Uff. Selten hat mich eine Lektüre so unentschlossen, so ratlos hinterlassen wie diese. Der Anfang des Romans hat mich entsetzlich erschöpft, denn Juli Zeh packt im ersten Viertel gleich das ganz große Besteck aus: Pandemie, Klimakatastrophe, Flüchtlingskrise, Alltagsrassismus, Rechtsextremismus, Chancenlosigkeit, Wendeverlierer, struktureller Wandel – es bleibt nahezu nichts unerwähnt. Und so sehr all diese Themen natürlich ihre Berechtigung haben, so sehr sie es verdient haben, auch literarisch geformt, benannt und transportiert zu werden: Es ermüdet nicht nur, letztlich wird die Fülle den Sachverhalten im Einzelnen auch nicht gerecht.
Die Geschichte Doras, die das urbane Kreuzberg hinter sich lässt, um im brandenburgischen Dorf Bracken der Pandemie (und ihrem bisherigen Leben) zu entfliehen, ist insgesamt zweifellos aktuell, die geschilderten Probleme akut, die Quintessenz ihrer Erkenntnis, dass soziokulturelle Kategorien nur bedingt dazu taugen, einen „echten“ Menschen in seiner Gesamtheit zu erfassen, wahr – und gleichzeitig entsetzlich banal.
Man muss nicht Soziologie studiert haben, um zu wissen, dass sich Identität aus vielen verschiedenen Rollen zusammensetzt, die mitunter in Konflikt zueinander stehen. Man muss nicht in ein brandenburgisches Dorf ziehen, um zu wissen, dass die Wende nicht nur „blühende Landschaften“ erzeugt hat. Und man muss auch nicht die Tochter eines wohlhabenden renommierten Chirurgen sein und erst eine alleinerziehende Mutter mit Knochenjob kennenlernen, um zu erkennen, dass soziale Ungerechtigkeit existiert. „Man“ muss das nicht – Dora, die naive, um nicht zu sagen: etwas dümmliche Protagonistin, schon.

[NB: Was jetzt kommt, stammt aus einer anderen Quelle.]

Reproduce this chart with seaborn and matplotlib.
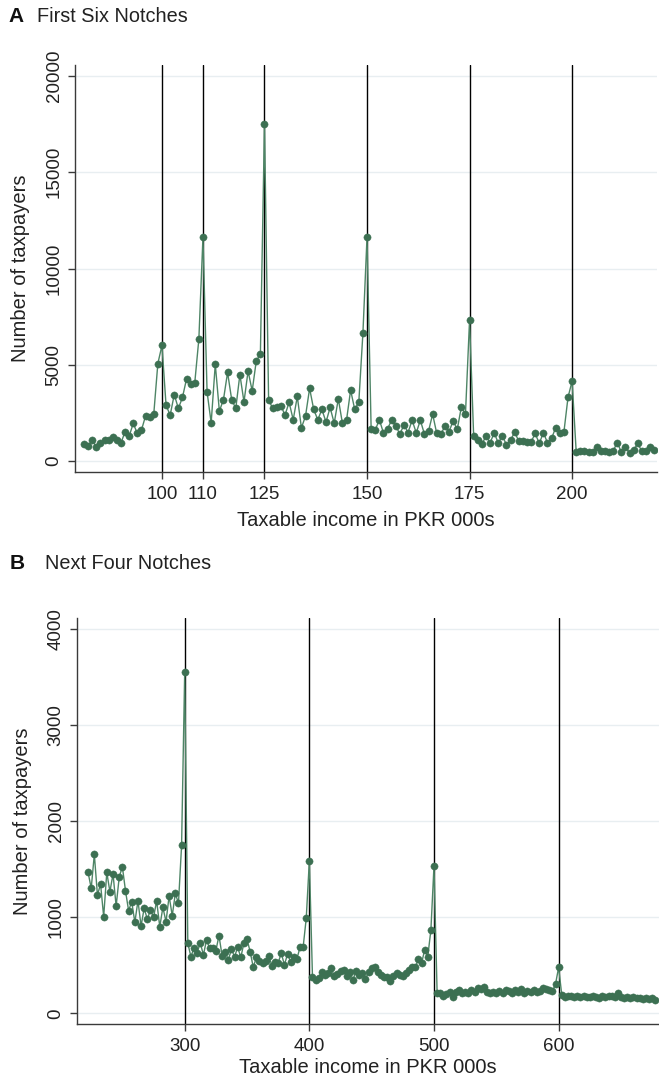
import numpy as np
import pandas as pd
import matplotlib
matplotlib.use("Agg")
import matplotlib.pyplot as plt
import seaborn as sns

sns.set_theme(style="white")
plt.rcParams["font.family"] = ["Liberation Sans", "DejaVu Sans"]

# ---------------- Panel A data ----------------
income_a = list(range(81, 221))
taxpayers_a = [
    880, 780, 1090, 740, 950, 1125, 1090, 1260, 1090, 950,
    1520, 1300, 1960, 1440, 1610, 2350, 2270, 2440, 5070, 6010,
    2910, 2390, 3460, 2740, 3310, 4280, 4000, 4070, 6350, 11640,
    3600, 1990, 5040, 2600, 3200, 4610, 3200, 2740, 4500, 3080,
    4680, 3650, 5210, 5560, 17500, 3200, 2740, 2820, 2890, 2390,
    3060, 2150, 3360, 1730, 2340, 3780, 2690, 2150, 2690, 2030,
    2790, 1970, 3240, 1970, 2130, 3690, 2690, 3080, 6660, 11640,
    1680, 1610, 2160, 1470, 1680, 2130, 1850, 1400, 1890, 1490,
    2130, 1470, 2130, 1400, 1570, 2440, 1440, 1400, 1820, 1540,
    2090, 1650, 2820, 2440, 7330, 1300, 1120, 880, 1300, 950,
    1470, 950, 1300, 860, 1090, 1510, 1040, 1040, 1000, 1000,
    1440, 920, 1490, 950, 1180, 1750, 1470, 1510, 3310, 4160,
    480, 520, 520, 480, 480, 740, 520, 520, 480, 520,
    970, 480, 740, 430, 570, 920, 520, 520, 740, 570,
]
notches_a = [100, 110, 125, 150, 175, 200]
yticks_a = [0, 5000, 10000, 15000, 20000]

# ---------------- Panel B data ----------------
income_b = list(np.arange(222.5, 678.0, 2.5))
taxpayers_b = [
    # 222.5 - 297.5
    1466, 1300, 1653, 1230, 1345, 1005, 1466, 1265, 1449, 1116,
    1420, 1524, 1275, 1068, 1161, 947, 1171, 909, 1095, 978,
    1075, 999, 1168, 901, 1103, 953, 1220, 1016, 1248, 1144, 1746,
    # 300
    3546,
    # 302.5 - 397.5
    729, 590, 683, 631, 735, 607, 763, 677, 677, 652, 808,
    600, 642, 556, 667, 590, 687, 583, 729, 770, 642,
    480, 583, 545, 528, 545, 597, 496, 538, 528, 625,
    504, 618, 538, 583, 566, 687, 687, 988,
    # 400
    1587,
    # 402.5 - 497.5
    382, 348, 365, 434, 400, 420, 469, 389, 410, 440,
    452, 389, 434, 348, 445, 400, 420, 355, 434, 469,
    486, 430, 400, 382, 376, 341, 389, 424, 400, 389,
    424, 452, 486, 480, 563, 521, 659, 590, 867,
    # 500
    1535,
    # 502.5 - 597.5
    210, 210, 182, 200, 226, 168, 226, 240, 210, 226,
    210, 240, 226, 262, 250, 272, 226, 210, 220, 210,
    230, 215, 240, 230, 210, 240, 225, 250, 215, 230,
    220, 240, 225, 230, 260, 250, 240, 230, 306,
    # 600
    480,
    # 602.5 - 677.5
    190, 175, 185, 180, 170, 185, 175, 180, 170, 175,
    180, 175, 165, 180, 175, 185, 180, 175, 210, 170,
    165, 170, 160, 175, 165, 160, 155, 165, 150, 160, 140,
]
notches_b = [300, 400, 500, 600]
yticks_b = [0, 1000, 2000, 3000, 4000]

df_a = pd.DataFrame({"income": income_a, "taxpayers": taxpayers_a})
df_b = pd.DataFrame({"income": income_b, "taxpayers": taxpayers_b})

LINE_COLOR = "#4e8566"
MARKER_COLOR = "#3c7052"
SPINE_COLOR = "#3a3a3a"
GRID_COLOR = "#e8eef1"
TEXT_COLOR = "#222222"

W, H = 659, 1078
fig = plt.figure(figsize=(W / 100, H / 100), dpi=100)
fig.patch.set_facecolor("white")


def frac_box(left, top, right, bottom):
    return [left / W, 1 - bottom / H, (right - left) / W, (bottom - top) / H]


ax_a = fig.add_axes(frac_box(75, 65, 657, 472))
ax_b = fig.add_axes(frac_box(77, 618, 659, 1024))


def style(ax, df, notches, yticks, xlim, ylim, xlabelpad):
    ax.set_facecolor("white")
    for n in notches:
        ax.axvline(n, color="black", lw=1.0, zorder=1)
    sns.lineplot(
        data=df, x="income", y="taxpayers", ax=ax,
        color=LINE_COLOR, linewidth=1.0, marker="o", markersize=5.2,
        markerfacecolor=MARKER_COLOR, markeredgecolor=MARKER_COLOR,
        markeredgewidth=0.3, zorder=3,
    )
    ax.set_xlim(*xlim)
    ax.set_ylim(*ylim)
    ax.set_xticks(notches)
    ax.set_xticklabels([str(n) for n in notches])
    ax.set_yticks(yticks)
    ax.set_yticklabels([str(v) for v in yticks], rotation=90, va="center")
    ax.yaxis.grid(True, color=GRID_COLOR, linewidth=1.0, zorder=0)
    ax.xaxis.grid(False)
    for s in ["top", "right"]:
        ax.spines[s].set_visible(False)
    for s in ["left", "bottom"]:
        ax.spines[s].set_color(SPINE_COLOR)
        ax.spines[s].set_linewidth(1.0)
    ax.tick_params(axis="both", which="major", direction="out", length=5,
                   width=1.0, color=SPINE_COLOR, labelsize=13.5, pad=5,
                   labelcolor=TEXT_COLOR, left=True, bottom=True)
    ax.tick_params(axis="y", pad=4)
    ax.set_xlabel("Taxable income in PKR 000s", fontsize=14.5, color=TEXT_COLOR, labelpad=xlabelpad)
    ax.set_ylabel("Number of taxpayers", fontsize=14.5, color=TEXT_COLOR, labelpad=11)


style(ax_a, df_a, notches_a, yticks_a, (78.8, 220.7), (-560, 20570), 6)
style(ax_b, df_b, notches_b, yticks_b, (213.6, 680.5), (-110, 4110), 2)

fig.text(8 / W, 1 - 17 / H, "A", fontsize=15, fontweight="bold", va="center", ha="left", color="#111111")
fig.text(37 / W, 1 - 17 / H, "First Six Notches", fontsize=14.3, va="center", ha="left", color=TEXT_COLOR)
fig.text(10 / W, 1 - 563 / H, "B", fontsize=15, fontweight="bold", va="center", ha="left", color="#111111")
fig.text(45 / W, 1 - 563 / H, "Next Four Notches", fontsize=14.3, va="center", ha="left", color=TEXT_COLOR)

fig.savefig("out.png", dpi=100, facecolor="white")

Dennoch konnte ich dem Roman letzten Endes einiges abgewinnen, und das liegt vor allem an Juli Zehs Erzähltalent. So ermüdend für mich bisweilen der Inhalt, so banal die Botschaft auch waren – so gut waren die Sprache, die Art des Erzählens und letztlich auch die Handlung.
Deshalb kann ich „Über Menschen“ weder uneingeschränkt empfehlen, noch kann ich von der Lektüre abraten. Ich kann nur sagen, dass ich die Meinung jener, die das Buch feiern, ebenso nachvollziehen kann wie derer, die genervt die Augen verdrehen. Vielleicht macht ihr euch am besten selbst ein Bild?